= Bratteli–Vershik diagram =

In mathematics, a Bratteli–Veršik diagram is an ordered, essentially simple Bratteli diagram (V, E) with a homeomorphism on the set of all infinite paths called the Veršhik transformation. It is named after Ola Bratteli and Anatoly Vershik.

== Definition ==
Let X = {(e_{1}, e_{2}, ...) | e_{i} ∈ E_{i} and r(e_{i}) = s(e_{i+1})} be the set of all paths in the essentially simple Bratteli diagram (V, E).

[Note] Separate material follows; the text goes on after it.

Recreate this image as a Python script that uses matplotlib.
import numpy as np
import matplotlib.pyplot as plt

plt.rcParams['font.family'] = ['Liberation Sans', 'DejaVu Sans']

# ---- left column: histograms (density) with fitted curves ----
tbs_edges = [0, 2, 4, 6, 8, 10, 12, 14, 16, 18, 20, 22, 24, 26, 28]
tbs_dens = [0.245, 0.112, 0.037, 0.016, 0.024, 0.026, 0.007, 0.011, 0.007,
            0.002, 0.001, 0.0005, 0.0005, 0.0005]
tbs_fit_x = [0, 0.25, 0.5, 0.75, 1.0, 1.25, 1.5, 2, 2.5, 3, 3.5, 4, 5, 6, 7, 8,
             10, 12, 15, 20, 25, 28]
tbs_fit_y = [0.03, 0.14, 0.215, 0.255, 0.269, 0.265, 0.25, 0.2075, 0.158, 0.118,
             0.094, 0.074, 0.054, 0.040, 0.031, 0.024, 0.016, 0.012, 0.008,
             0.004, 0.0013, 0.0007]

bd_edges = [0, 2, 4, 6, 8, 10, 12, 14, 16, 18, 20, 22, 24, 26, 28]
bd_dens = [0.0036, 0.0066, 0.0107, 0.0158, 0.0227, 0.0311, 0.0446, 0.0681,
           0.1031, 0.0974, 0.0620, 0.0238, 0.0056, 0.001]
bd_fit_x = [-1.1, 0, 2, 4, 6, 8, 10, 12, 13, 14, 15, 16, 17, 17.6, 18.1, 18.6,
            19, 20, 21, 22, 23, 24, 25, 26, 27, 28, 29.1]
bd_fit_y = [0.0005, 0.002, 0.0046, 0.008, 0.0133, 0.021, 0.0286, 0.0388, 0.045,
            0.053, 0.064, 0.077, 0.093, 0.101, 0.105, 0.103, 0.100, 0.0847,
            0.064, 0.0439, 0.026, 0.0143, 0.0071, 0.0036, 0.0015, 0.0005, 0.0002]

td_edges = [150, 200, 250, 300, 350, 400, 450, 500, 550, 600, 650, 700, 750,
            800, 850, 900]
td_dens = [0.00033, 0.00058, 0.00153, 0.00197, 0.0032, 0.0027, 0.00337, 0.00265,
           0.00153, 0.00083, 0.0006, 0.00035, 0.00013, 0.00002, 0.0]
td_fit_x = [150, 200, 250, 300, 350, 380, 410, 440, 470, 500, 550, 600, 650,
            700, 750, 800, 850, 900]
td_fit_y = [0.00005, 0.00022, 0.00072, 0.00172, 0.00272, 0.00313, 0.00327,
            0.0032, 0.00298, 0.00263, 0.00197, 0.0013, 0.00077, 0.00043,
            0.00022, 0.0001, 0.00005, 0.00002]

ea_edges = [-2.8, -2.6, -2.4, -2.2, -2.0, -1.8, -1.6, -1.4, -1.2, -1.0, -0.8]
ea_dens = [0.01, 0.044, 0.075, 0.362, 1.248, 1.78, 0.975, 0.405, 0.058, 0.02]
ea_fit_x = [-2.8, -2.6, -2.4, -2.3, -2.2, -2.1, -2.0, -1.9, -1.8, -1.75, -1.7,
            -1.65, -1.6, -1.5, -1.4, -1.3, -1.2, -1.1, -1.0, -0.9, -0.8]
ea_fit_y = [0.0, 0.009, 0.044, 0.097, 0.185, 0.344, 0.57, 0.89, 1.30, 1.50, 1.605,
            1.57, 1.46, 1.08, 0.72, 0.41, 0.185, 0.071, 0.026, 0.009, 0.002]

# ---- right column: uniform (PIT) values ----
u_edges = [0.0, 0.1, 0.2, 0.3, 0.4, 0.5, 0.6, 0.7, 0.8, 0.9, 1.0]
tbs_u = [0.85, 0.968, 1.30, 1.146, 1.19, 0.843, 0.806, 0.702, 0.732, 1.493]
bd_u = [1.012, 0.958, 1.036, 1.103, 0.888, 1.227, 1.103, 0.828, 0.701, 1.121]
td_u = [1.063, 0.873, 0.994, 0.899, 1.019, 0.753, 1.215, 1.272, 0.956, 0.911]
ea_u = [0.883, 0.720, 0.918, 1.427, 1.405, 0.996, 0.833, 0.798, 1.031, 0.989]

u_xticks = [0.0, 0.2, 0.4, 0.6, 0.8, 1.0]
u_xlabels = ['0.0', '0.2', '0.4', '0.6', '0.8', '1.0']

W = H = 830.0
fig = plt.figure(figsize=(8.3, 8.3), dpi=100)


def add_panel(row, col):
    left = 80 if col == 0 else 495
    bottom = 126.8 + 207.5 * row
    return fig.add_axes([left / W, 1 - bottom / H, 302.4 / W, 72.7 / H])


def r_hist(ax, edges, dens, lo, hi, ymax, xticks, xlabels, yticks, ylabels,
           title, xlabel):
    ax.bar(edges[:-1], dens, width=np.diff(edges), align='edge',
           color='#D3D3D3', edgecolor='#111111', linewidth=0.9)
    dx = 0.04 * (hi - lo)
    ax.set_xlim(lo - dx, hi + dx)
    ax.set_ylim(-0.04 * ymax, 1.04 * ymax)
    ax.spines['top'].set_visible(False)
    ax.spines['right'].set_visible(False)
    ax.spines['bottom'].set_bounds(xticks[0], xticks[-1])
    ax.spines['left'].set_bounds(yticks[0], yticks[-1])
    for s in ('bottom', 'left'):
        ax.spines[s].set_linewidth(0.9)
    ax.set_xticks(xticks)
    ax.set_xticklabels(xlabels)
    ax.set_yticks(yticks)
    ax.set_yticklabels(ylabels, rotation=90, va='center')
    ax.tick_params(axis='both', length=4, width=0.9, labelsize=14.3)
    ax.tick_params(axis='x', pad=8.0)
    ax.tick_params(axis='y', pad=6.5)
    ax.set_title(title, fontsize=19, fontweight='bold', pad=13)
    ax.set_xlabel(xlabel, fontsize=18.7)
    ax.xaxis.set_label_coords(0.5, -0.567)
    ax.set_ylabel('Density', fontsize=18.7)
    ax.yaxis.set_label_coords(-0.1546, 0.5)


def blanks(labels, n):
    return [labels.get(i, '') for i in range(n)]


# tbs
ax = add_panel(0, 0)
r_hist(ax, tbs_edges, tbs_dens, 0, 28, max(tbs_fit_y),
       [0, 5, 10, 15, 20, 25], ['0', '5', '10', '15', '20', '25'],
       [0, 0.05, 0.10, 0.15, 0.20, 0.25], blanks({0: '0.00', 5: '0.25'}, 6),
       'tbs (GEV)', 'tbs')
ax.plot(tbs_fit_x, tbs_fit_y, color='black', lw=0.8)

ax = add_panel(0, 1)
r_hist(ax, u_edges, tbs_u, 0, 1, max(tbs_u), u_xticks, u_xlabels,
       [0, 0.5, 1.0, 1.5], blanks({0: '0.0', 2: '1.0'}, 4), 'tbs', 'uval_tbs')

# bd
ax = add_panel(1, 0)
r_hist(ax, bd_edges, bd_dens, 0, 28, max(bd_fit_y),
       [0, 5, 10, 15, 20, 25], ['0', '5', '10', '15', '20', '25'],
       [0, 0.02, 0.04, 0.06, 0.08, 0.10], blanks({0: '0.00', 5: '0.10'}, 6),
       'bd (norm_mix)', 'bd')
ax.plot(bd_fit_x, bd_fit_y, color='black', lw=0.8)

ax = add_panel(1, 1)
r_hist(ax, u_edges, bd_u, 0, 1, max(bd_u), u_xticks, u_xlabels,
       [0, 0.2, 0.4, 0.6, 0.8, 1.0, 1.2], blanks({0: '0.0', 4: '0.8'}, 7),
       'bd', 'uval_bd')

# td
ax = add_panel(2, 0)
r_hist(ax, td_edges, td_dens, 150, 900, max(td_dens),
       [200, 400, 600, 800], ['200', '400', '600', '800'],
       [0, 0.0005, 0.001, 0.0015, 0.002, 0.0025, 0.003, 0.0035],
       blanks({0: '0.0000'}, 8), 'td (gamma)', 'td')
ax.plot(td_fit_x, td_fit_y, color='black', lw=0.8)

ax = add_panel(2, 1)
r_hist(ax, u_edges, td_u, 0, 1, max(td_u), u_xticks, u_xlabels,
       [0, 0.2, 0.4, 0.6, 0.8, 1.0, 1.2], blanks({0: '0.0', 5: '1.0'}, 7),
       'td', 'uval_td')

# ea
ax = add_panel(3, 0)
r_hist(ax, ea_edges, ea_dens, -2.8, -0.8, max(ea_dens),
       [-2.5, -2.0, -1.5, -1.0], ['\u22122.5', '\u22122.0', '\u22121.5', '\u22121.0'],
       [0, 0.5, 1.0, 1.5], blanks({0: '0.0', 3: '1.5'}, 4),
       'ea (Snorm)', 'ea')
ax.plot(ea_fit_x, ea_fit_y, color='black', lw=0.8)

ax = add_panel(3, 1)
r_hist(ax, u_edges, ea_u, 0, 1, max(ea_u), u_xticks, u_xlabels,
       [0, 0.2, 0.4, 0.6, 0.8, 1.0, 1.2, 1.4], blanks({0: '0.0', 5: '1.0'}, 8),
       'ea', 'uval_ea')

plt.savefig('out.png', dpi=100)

Let E_{min} be the set of all minimal edges in E, similarly let E_{max} be the set of all maximal edges. Let y be the unique infinite path in E_{max}. (Diagrams which possess a unique infinite path are called "essentially simple".)

The Veršhik transformation is a homeomorphism φ : X → X defined such that φ(x) is the unique minimal path if x = y. Otherwise x = (e_{1}, e_{2},...) | e_{i} ∈ E_{i} where at least one e_{i} ∉ E_{max}. Let k be the smallest such integer. Then φ(x) = (f_{1}, f_{2}, ..., f_{k−1}, e_{k} + 1, e_{k+1}, ... ), where e_{k} + 1 is the successor of e_{k} in the total ordering of edges incident on r(e_{k}) and (f_{1}, f_{2}, ..., f_{k−1}) is the unique minimal path to e_{k} + 1.

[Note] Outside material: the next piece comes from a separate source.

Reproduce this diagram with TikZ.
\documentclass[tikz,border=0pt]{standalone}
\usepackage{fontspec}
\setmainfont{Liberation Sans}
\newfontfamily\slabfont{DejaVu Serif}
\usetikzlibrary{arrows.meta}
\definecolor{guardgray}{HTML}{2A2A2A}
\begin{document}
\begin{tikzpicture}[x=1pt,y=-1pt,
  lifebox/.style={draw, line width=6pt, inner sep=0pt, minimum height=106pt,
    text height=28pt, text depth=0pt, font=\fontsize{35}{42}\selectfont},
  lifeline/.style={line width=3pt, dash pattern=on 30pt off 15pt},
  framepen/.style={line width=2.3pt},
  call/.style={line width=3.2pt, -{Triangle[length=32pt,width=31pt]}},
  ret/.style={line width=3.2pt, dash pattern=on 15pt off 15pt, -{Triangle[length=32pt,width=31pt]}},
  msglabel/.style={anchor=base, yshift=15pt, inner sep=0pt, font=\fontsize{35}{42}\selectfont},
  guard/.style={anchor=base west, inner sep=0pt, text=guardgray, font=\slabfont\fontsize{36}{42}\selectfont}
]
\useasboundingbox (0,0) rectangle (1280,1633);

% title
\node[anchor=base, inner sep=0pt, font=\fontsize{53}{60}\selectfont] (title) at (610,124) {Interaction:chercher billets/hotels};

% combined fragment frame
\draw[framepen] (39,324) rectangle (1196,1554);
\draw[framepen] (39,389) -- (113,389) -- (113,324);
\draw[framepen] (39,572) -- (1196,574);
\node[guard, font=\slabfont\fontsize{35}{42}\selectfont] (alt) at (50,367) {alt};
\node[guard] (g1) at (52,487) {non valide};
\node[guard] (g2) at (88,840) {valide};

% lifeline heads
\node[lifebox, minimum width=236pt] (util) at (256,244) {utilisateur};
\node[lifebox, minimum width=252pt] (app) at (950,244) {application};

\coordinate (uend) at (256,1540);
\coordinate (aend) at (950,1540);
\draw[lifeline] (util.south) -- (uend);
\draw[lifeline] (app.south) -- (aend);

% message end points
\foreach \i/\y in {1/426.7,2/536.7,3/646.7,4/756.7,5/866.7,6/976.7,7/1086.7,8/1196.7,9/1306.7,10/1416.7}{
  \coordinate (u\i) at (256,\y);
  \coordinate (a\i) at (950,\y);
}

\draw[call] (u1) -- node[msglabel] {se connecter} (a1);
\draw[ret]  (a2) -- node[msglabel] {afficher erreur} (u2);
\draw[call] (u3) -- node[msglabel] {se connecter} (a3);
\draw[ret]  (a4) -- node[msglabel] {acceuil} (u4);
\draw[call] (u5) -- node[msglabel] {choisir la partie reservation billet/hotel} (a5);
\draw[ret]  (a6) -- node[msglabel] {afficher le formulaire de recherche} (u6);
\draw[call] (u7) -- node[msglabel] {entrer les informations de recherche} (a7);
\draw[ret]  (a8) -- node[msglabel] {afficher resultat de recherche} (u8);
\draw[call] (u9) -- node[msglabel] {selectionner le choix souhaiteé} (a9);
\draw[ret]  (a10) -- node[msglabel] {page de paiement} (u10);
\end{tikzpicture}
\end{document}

The Veršhik transformation allows us to construct a pointed topological system (X, φ, y) out of any given ordered, essentially simple Bratteli diagram. The reverse construction is also defined.

== Equivalence ==

The notion of graph minor can be promoted from a well-quasi-ordering to an equivalence relation if we assume the relation is symmetric. This is the notion of equivalence used for Bratteli diagrams.

The major result in this field is that equivalent essentially simple ordered Bratteli diagrams correspond to topologically conjugate pointed dynamical systems. This allows us apply results from the former field into the latter and vice versa.